## EXERCISE INSTRUCTIONS
Repeat all of the material below exactly as written, images excluded.

>> Begin

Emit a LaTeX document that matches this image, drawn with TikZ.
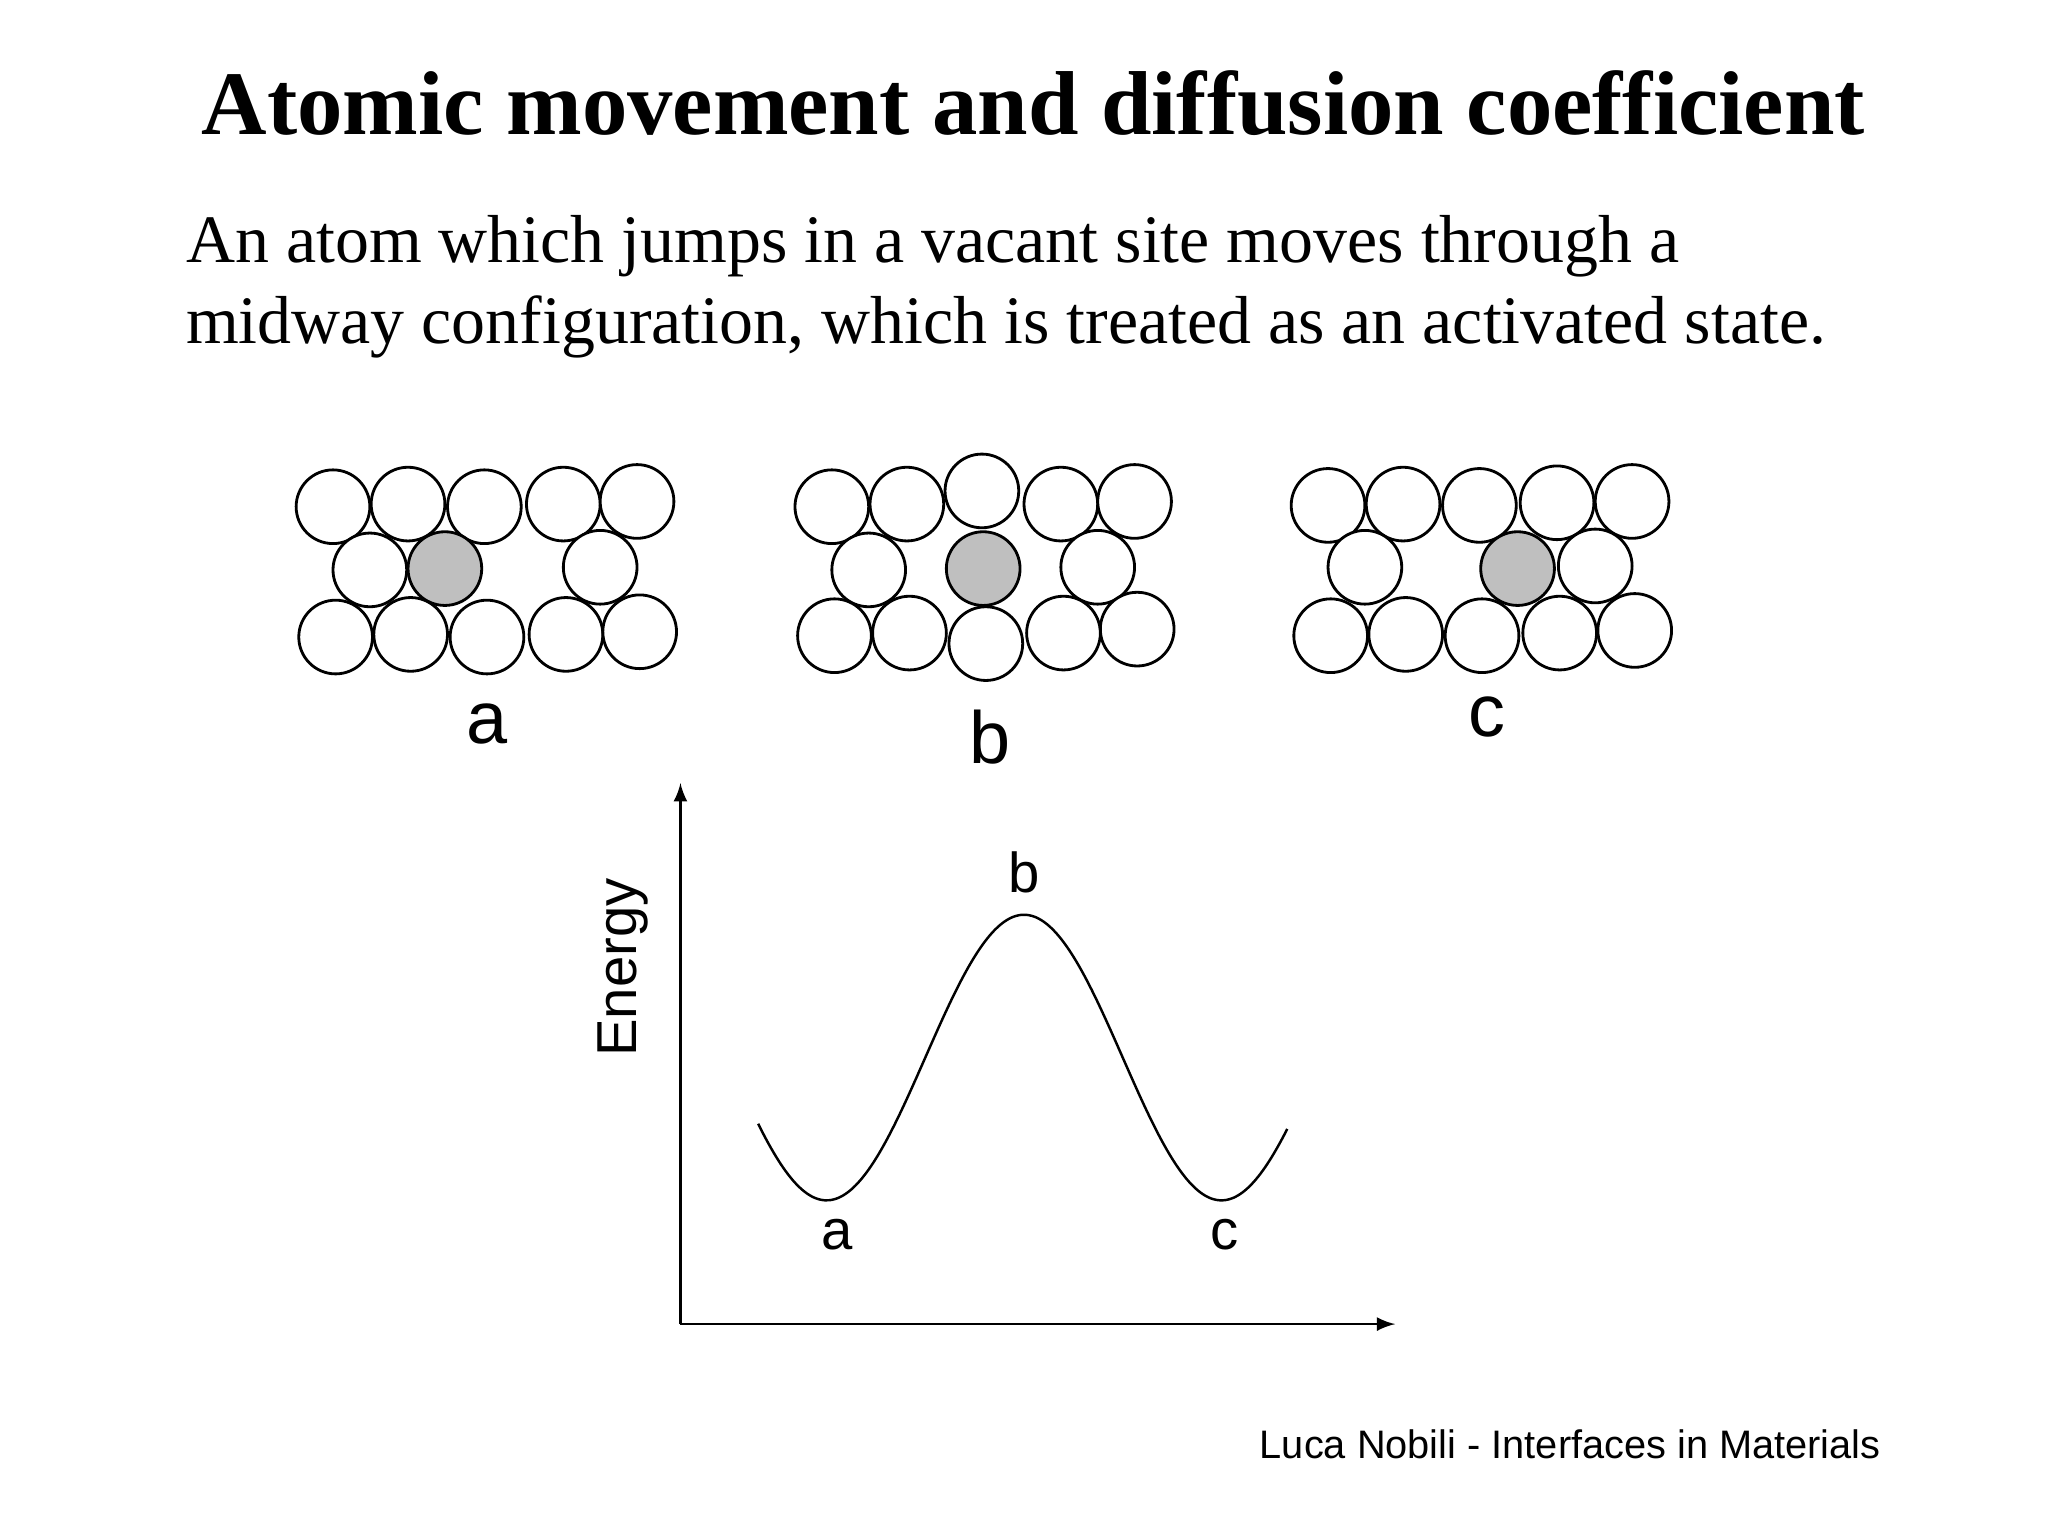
\documentclass[tikz,border=0pt]{standalone}
\usepackage{fontspec}
\setmainfont{Liberation Serif}
\setsansfont{Liberation Sans}
\begin{document}
\begin{tikzpicture}[x=0.01316cm,y=-0.01316cm,
  whiteatom/.style={draw,line width=0.8pt,fill=white},
  grayatom/.style={draw,line width=0.8pt,fill=black!25},
  lbl/.style={font=\sffamily\fontsize{21}{25}\selectfont},
  glbl/.style={font=\sffamily\fontsize{16}{19}\selectfont}]
\useasboundingbox (0,0) rectangle (1556,1167);
\node (title) at (785,78) {\bfseries\fontsize{25.8}{30}\selectfont Atomic movement and diffusion coefficient};
\node[anchor=west,align=left,font=\fontsize{19.3}{23}\selectfont] (body) at (132,218) {An atom which jumps in a vacant site moves through a\\midway configuration, which is treated as an activated state.};
\def\R{28}
\foreach \p in {(253,385),(310,383),(368,385),(428,383),(484,381),(281,433),(456,431),(255,484),(312,482),(370,484),(430,482),(486,480),
 (632,385),(689,383),(746,373),(806,383),(862,381),(660,433),(834,431),(634,483),(691,481),(749,489),(808,481),(864,478),
 (1009,384),(1066,383),(1124,384),(1183,382),(1240,381),(1037,431),(1212,430),(1011,483),(1068,482),(1126,483),(1185,481),(1242,479)}
  \path[whiteatom] \p circle[radius=\R];
\path[grayatom] (338,432) circle[radius=\R];
\path[grayatom] (747,432) circle[radius=\R];
\path[grayatom] (1153,432) circle[radius=\R];
\node[lbl] (la) at (370,550) {a};
\node[lbl] (lb) at (752,560) {b};
\node[lbl] (lc) at (1130,545) {c};
\coordinate (o) at (517,1006);
\coordinate (ytop) at (517,595);
\coordinate (xend) at (1060,1006);
\draw[-latex,line width=0.8pt] (o) -- (ytop);
\draw[-latex,line width=0.8pt] (o) -- (xend);
\draw[line width=0.7pt,domain=-202:200,samples=120,smooth] plot ({778+\x},{803.5-108.5*cos(1.2*\x)});
\node[glbl] (gb) at (778,663) {b};
\node[glbl] (ga) at (636,938) {a};
\node[glbl] (gc) at (930,938) {c};
\node[glbl,rotate=90] (en) at (473,735) {Energy};
\node[font=\sffamily\fontsize{11.3}{13}\selectfont] (foot) at (1193,1097) {Luca Nobili - Interfaces in Materials};
\end{tikzpicture}
\end{document}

>> End

## THE REPLY
Emit a LaTeX document that matches this image, drawn with TikZ.
\documentclass[tikz,border=0pt]{standalone}
\usepackage{fontspec}
\setmainfont{Liberation Serif}
\setsansfont{Liberation Sans}
\begin{document}
\begin{tikzpicture}[x=0.01316cm,y=-0.01316cm,
  whiteatom/.style={draw,line width=0.8pt,fill=white},
  grayatom/.style={draw,line width=0.8pt,fill=black!25},
  lbl/.style={font=\sffamily\fontsize{21}{25}\selectfont},
  glbl/.style={font=\sffamily\fontsize{16}{19}\selectfont}]
\useasboundingbox (0,0) rectangle (1556,1167);
\node (title) at (785,78) {\bfseries\fontsize{25.8}{30}\selectfont Atomic movement and diffusion coefficient};
\node[anchor=west,align=left,font=\fontsize{19.3}{23}\selectfont] (body) at (132,218) {An atom which jumps in a vacant site moves through a\\midway configuration, which is treated as an activated state.};
\def\R{28}
\foreach \p in {(253,385),(310,383),(368,385),(428,383),(484,381),(281,433),(456,431),(255,484),(312,482),(370,484),(430,482),(486,480),
 (632,385),(689,383),(746,373),(806,383),(862,381),(660,433),(834,431),(634,483),(691,481),(749,489),(808,481),(864,478),
 (1009,384),(1066,383),(1124,384),(1183,382),(1240,381),(1037,431),(1212,430),(1011,483),(1068,482),(1126,483),(1185,481),(1242,479)}
  \path[whiteatom] \p circle[radius=\R];
\path[grayatom] (338,432) circle[radius=\R];
\path[grayatom] (747,432) circle[radius=\R];
\path[grayatom] (1153,432) circle[radius=\R];
\node[lbl] (la) at (370,550) {a};
\node[lbl] (lb) at (752,560) {b};
\node[lbl] (lc) at (1130,545) {c};
\coordinate (o) at (517,1006);
\coordinate (ytop) at (517,595);
\coordinate (xend) at (1060,1006);
\draw[-latex,line width=0.8pt] (o) -- (ytop);
\draw[-latex,line width=0.8pt] (o) -- (xend);
\draw[line width=0.7pt,domain=-202:200,samples=120,smooth] plot ({778+\x},{803.5-108.5*cos(1.2*\x)});
\node[glbl] (gb) at (778,663) {b};
\node[glbl] (ga) at (636,938) {a};
\node[glbl] (gc) at (930,938) {c};
\node[glbl,rotate=90] (en) at (473,735) {Energy};
\node[font=\sffamily\fontsize{11.3}{13}\selectfont] (foot) at (1193,1097) {Luca Nobili - Interfaces in Materials};
\end{tikzpicture}
\end{document}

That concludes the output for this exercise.